Kasey Chambers - Ain't No Little GirlThe title track, Ain’t No Little Girl, has her exploring the shallow waters of a slow-motion western infused blues vein, deeply tickling various similarities comparable to Portishead, Lera Lynn or even as far as Nick Cave. Produced by Paul Kelly, it holds a bold fluttering guitar echo and an ominous organ as they fly around Chambers’ matured and intoxicating vocals. She dances with her wailing additions, provoking raw instrument communication from guitar distortion and clattering cymbal activity – an intrepid statement of where her creative mind is currently planted.

Moving into duet territory is the Keith Urban collaboration; If We Had A Child.

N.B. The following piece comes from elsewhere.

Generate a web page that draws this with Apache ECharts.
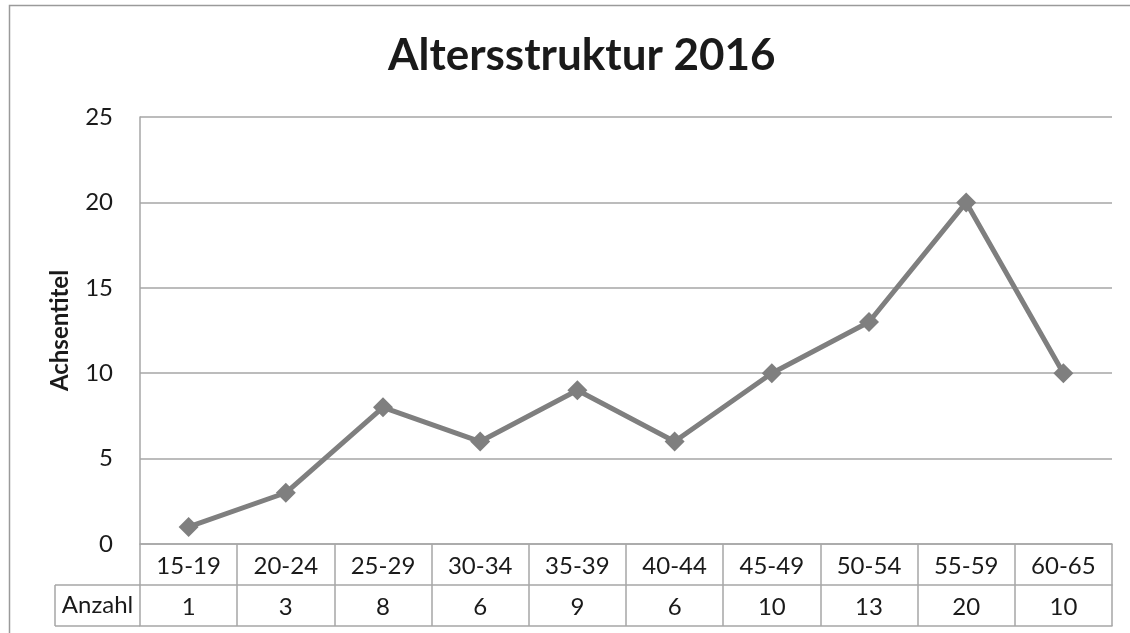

Expertly spilling planes of silky country infusion, this jointed connection prevails as one of the more resolute and solemn directions heard from Chambers. It’s lightly compacted with sentimentality and pure, soulful country definition. Only Child is a Blue-Grass diamond in the rough, moving against over-produced roots, instead devoting the sound to a fibrous and course movement through genuine rural emotion that’s been washed in country-field music. This is miles away from the feelings in Talkin’ Baby Blues, which is an acoustically explicit life story, speedily rumbled through by Chambers’ semi-spoken word and half-sung efforts. There’s a smiling radiance that pokes out from the witty lyrics and cheeky delivery – demonstrating that she can switch from floundering in sorrow-blues to frolicking next to a fireplace with some upbeat light-hearted folk music.

Generally, the EP is a golden nugget of outback goodness proving to be that of essential 2016 listening. It showcases Kasey’s confident musical headspace of today while maintaining a thorough country music backbone. With another album out next year, there’s a relaxed comfort knowing it can only be more of what’s available in this variety of eased melodies.